Friday, November 22, 2013

William Azuski's "Travels in Elysium": Book Review

This philosophical thriller mixes a novel of ideas with a mystery plot on the Greek island of Santorini. The site of an immense volcanic cataclysm recorded about 3600 years ago, wiping out this bastion of Minoan civilization known once as Thera, at the village of Akrotiri (where real-life digs began in 1967) around the time of the military junta forty-odd years ago, a group of archeologists convene. They hack into the tephra, to claw into what some imagine might be remnants of Atlantis.

Whether this is metaphor or "Trojan Horse," farce, mass hypnosis, wish-fulfillment, or some "echo" of the "Perfect Form" perplexes student Nico Pedrosa. From England, he's recruited hurriedly to take his place alongside the scholars under the supervision of Marcus James Huxley. On this island, names and much more suggest hidden meanings. As Nico learns more about the rivalries, factions, and uses to which he and his fellow enthusiasts are applied under Huxley's charismatic but unsettling power, the novel burrows into the possibilities that the excavation appears to reify or which appear to recur. Frescos appeal to the imaginative, and Platonic forms appear as if to revive, deepening the uncanny.

The plot must be left somewhat vague to remain surprising to you, but this suspense earns genuine engagement by the reader.  It's not easy going; characters needed development and early on the style appeared too awkward. The book takes its time, and it's longer (I was asked to review an e-book) than I expected.  Often, the style felt overwritten. However, in conveying Nick's own youthful bewilderment and eagerness it makes sense for awhile, to portray an student in his early 20s plucked from British academia to be plopped onto a sunny island. His predicament, and his difficulty in deciding whom he can trust, enable this novel to be a coming-of-age tale, set among a lively and vivid locale, but one with its own spirits which may be emanating from its mythical shadows. This grounding in place, stranded on an awesome otherworldly terrain, heightens drama effectively.

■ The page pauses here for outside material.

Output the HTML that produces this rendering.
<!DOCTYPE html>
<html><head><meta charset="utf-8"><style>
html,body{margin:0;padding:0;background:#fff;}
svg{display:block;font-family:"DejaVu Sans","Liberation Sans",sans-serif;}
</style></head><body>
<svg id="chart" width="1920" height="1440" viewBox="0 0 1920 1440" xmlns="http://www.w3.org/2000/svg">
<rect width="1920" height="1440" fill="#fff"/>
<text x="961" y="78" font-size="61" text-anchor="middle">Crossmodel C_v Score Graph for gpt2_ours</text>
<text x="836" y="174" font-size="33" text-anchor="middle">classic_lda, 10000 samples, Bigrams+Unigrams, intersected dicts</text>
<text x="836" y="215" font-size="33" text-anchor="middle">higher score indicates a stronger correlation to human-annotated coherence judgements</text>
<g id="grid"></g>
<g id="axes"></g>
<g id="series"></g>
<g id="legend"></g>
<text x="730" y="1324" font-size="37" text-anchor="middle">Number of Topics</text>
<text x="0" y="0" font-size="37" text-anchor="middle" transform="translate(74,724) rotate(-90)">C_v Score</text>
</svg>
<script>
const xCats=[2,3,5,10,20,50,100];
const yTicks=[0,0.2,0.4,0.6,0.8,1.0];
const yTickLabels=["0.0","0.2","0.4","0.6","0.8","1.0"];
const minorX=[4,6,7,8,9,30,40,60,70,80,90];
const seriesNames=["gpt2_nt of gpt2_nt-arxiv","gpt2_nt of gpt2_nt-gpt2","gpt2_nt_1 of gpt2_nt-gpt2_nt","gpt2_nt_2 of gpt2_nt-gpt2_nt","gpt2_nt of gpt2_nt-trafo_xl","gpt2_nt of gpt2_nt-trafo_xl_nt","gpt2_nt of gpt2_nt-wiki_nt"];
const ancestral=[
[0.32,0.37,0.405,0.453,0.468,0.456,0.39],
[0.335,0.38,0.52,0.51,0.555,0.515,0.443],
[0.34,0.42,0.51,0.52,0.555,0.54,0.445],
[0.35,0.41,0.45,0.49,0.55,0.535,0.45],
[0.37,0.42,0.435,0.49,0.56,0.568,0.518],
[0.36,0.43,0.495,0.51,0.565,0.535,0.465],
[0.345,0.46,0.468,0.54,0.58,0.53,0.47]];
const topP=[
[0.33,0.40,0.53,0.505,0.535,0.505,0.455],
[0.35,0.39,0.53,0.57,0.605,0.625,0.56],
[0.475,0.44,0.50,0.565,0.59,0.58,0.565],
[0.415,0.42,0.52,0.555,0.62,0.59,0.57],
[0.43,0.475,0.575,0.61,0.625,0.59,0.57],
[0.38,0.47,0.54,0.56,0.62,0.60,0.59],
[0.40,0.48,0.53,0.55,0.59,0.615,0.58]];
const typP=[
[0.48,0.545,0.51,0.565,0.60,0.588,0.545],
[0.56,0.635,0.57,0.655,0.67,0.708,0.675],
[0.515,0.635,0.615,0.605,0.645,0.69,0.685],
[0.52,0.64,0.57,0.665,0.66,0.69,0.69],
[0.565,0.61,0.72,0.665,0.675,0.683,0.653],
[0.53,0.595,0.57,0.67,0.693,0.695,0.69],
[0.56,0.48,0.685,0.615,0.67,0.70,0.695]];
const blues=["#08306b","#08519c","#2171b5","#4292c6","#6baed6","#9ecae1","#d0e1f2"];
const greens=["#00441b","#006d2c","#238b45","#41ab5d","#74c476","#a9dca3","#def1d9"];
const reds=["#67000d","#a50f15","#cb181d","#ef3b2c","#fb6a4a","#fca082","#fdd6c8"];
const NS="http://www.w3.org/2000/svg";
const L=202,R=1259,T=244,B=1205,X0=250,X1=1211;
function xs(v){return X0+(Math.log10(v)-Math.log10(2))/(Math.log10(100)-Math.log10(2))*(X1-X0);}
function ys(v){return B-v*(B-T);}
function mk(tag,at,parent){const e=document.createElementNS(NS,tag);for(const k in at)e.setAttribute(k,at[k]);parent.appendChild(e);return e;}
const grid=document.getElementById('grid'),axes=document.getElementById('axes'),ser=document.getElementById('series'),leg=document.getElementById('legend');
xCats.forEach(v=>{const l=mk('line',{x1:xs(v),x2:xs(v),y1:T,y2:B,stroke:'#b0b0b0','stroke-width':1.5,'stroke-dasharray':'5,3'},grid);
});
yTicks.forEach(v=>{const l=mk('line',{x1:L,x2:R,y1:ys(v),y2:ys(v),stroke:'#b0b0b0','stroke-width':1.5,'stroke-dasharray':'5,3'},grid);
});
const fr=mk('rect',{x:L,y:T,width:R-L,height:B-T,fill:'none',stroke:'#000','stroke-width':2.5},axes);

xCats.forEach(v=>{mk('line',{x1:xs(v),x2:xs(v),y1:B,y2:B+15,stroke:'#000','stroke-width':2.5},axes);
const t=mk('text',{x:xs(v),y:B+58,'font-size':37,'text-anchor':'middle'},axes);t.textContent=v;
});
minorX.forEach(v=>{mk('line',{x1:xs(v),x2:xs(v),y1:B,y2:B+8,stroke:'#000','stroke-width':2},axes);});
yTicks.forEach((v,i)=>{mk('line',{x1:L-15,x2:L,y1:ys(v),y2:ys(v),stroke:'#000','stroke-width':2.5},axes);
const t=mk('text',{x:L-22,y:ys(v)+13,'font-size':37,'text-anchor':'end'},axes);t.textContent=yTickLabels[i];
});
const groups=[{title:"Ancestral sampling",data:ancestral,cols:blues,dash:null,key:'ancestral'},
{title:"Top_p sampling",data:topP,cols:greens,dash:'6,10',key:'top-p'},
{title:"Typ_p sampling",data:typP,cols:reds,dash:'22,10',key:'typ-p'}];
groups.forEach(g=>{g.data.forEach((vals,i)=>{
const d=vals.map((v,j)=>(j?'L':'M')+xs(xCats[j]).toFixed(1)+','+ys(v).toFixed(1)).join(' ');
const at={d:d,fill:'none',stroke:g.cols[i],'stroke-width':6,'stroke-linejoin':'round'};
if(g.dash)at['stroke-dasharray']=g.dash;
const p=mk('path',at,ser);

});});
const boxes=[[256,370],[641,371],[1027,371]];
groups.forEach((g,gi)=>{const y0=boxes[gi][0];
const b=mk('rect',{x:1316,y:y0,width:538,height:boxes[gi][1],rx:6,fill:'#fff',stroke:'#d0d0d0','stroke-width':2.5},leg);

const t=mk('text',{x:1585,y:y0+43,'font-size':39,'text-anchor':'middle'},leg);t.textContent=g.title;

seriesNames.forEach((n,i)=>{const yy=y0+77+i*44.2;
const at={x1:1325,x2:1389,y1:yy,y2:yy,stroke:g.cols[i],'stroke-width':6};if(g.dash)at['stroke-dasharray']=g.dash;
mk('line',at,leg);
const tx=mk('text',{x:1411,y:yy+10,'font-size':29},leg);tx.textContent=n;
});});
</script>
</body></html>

It reminded me of some Iris Murdoch or Charles Williams storyline, or Stanislaw Lem's "Solaris." A character wonders if this isn't all an "archetypal Greek tragedy." For the Mediterranean setting, compare "Ghosts" by John Banville in a similar motif. Or even Shakespeare's "The Tempest." Abzetis manages to hold his own with a narrator who never lets on where he is ahead of the moment; this verisimilitude lets the reader along with Nico as "sorcerer's apprentice" listen to back-stories and lore.

Plato's conundrum, optical illusion, necropolis, Isles of the Blest, Oracle of the Dead, and/or the Burnt Isles: Santorini resembles other islands towards or beyond the sunset, a feature in mythological landscapes the world over. Why this attracts seekers, such as the Friends of Orpheus, and how near-death experiences may intersect with what Huxley and his rivals and supporters investigate draws in both Azuski's reflections in this intellectual whodunit, and Nico's own quest to figure it out.

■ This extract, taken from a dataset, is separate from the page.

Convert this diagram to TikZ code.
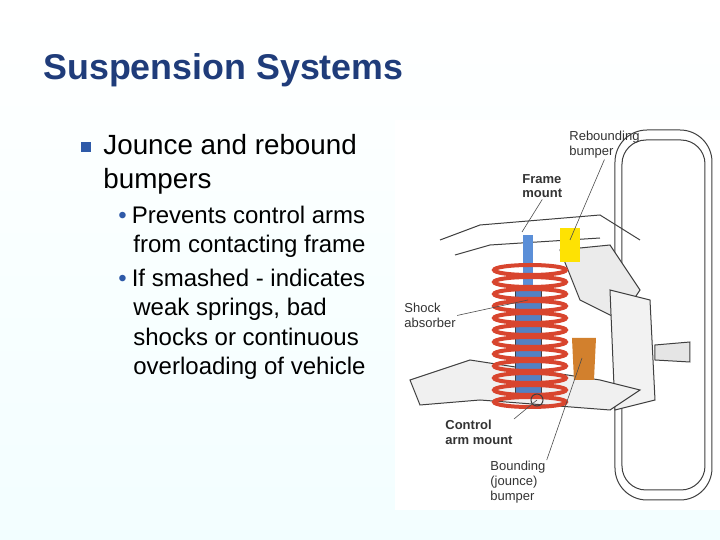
\documentclass[tikz,border=0pt]{standalone}
\usepackage{fontspec}
\setmainfont{Liberation Sans}
\usetikzlibrary{positioning,shapes.geometric}
\definecolor{titleblue}{HTML}{1F3C7A}
\definecolor{bulletblue}{HTML}{2E5AA8}
\definecolor{springred}{HTML}{D8452E}
\definecolor{shockblue}{HTML}{5B8FD8}
\tikzset{
  lbl/.style={font=\fontsize{6.5}{7.3}\selectfont, align=left, inner sep=0.5pt, text=black!80},
  lead/.style={black!70, line width=0.3pt},
  part/.style={black!75, line width=0.5pt},
}
\begin{document}
\begin{tikzpicture}[x=0.5pt,y=-0.5pt]
\useasboundingbox (0,0) rectangle (720,540);
\shade[top color=white, bottom color=blue!6!cyan!5] (0,0) rectangle (720,540);

% title and text
\node[anchor=west, font=\fontsize{17.9}{20}\bfseries\selectfont, text=titleblue, inner sep=0pt] (title) at (43,70) {Suspension Systems};
\fill[bulletblue] (81,142) rectangle (91,152);
\node[anchor=north west, align=left, font=\fontsize{13.9}{16.8}\selectfont, inner sep=0pt] (t1) at (103,134) {Jounce and rebound\\bumpers};
\node[anchor=north west, align=left, font=\fontsize{12}{14.6}\selectfont, inner sep=0pt] (t2) at (118,206) {\textcolor{bulletblue}{•}\hspace{2.5pt}Prevents control arms\\\hspace{7.5pt}from contacting frame};
\node[anchor=north west, align=left, font=\fontsize{12}{14.6}\selectfont, inner sep=0pt] (t3) at (118,269) {\textcolor{bulletblue}{•}\hspace{2.5pt}If smashed - indicates\\\hspace{7.5pt}weak springs, bad\\\hspace{7.5pt}shocks or continuous\\\hspace{7.5pt}overloading of vehicle};

% illustration
\fill[white] (395,120) rectangle (720,510);
% wheel
\draw[part, rounded corners=16] (615,130) rectangle (712,500);
\draw[part, rounded corners=12] (622,140) rectangle (705,490);
% frame and upper arm
\draw[part] (440,240) -- (480,225) -- (600,215) -- (640,240);
\draw[part] (455,255) -- (490,245) -- (600,238);
\draw[part, fill=black!8] (560,250) -- (610,245) -- (640,290) -- (620,320) -- (580,300) -- cycle;
% knuckle and spindle
\draw[part, fill=black!5] (610,290) -- (650,300) -- (655,400) -- (615,410) -- cycle;
\draw[part, fill=black!10] (655,345) -- (690,342) -- (690,362) -- (655,360) -- cycle;
% lower control arm
\draw[part, fill=black!6] (410,380) -- (470,360) -- (600,380) -- (640,390) -- (610,410) -- (480,400) -- (420,405) -- cycle;
% shock absorber
\fill[shockblue] (523,235) rectangle (533,295);
\fill[shockblue!90!black] (516,290) rectangle (542,395);
\draw[part] (516,290) rectangle (542,395);
% spring
\foreach \y in {270,282,...,402}
  \draw[springred, line width=2pt] (530,\y) ellipse (36 and 5);
% bumpers
\fill[yellow!85!orange] (560,228) rectangle (580,262);
\fill[brown!70!orange] (572,338) -- (596,338) -- (594,380) -- (574,380) -- cycle;
\draw[part] (537,400) circle (6);

% labels
\node[lbl, anchor=north west] (rb) at (568,130) {Rebounding\\bumper};
\node[lbl, anchor=north west, font=\fontsize{6.5}{7.3}\bfseries\selectfont] (fm) at (521,173) {Frame\\mount};
\node[lbl, anchor=north west] (sa) at (403,302) {Shock\\absorber};
\node[lbl, anchor=north west, font=\fontsize{6.5}{7.3}\bfseries\selectfont] (cm) at (444,419) {Control\\arm mount};
\node[lbl, anchor=north west] (jb) at (489,460) {Bounding\\(jounce)\\bumper};
\coordinate (rbend) at (570,240);
\coordinate (fmend) at (522,232);
\coordinate (saend) at (528,300);
\coordinate (cmend) at (537,400);
\coordinate (jbend) at (582,358);
\draw[lead] (rb.south) -- (rbend);
\draw[lead] (fm.south) -- (fmend);
\draw[lead] (sa.east) -- (saend);
\draw[lead] (cm.north east) -- (cmend);
\draw[lead] (jb.north east) -- (jbend);
\end{tikzpicture}
\end{document}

Doppelgangers, ignis fatuus, wish fulfillment, Critias and Socrates, Solon and Plato: these inspire new allegories of these caves below Santorini. One character responds with a lovely analogy to coming back from the dead: "siphoned back into my body like a captured cloud," and Azuski does strive for fresh imagery. The second half of the novel does slow, as Huxley's motives keep shifting as Nico and the reader struggle to keep up with this enigmatic antagonist. He's not necessarily evil, but he's the type of elusive antagonist that compels the outmatched protagonist Nico to pursue him.

Certainly, near the end, Azuski packs a wallop. I think to enhance this impact, earlier sections needed trimming, and sharper arcs of maturation for supporting characters. Certain people come and go as if to prop up the meandering, repeatedly delayed or attenuated plot. Still, as an intellectual project, this must have consumed him as much as Huxley regarding the grand metaphor underlying, physically and psychically, this complex story. "The final deception is not the deception that comes last, but the metaphor that makes sense of all the others." Nico tries to figure out Huxley and the increasingly bewildering or dazzling insular swirl around him and emanating behind the entrance marked #34.

I would have advised stronger delineation in terms of the supporting characters in terms of this penultimate situation and how they respond--the prose does not distinguish a range of personal testimonies although a shared education may elide or mask their respective tone and fluency. While the ending does keep its own enigma that causes one to rethink the entire novel, the value of immersion in a thoughtful if sprawling examination of Thera's mythic power is ultimately evident.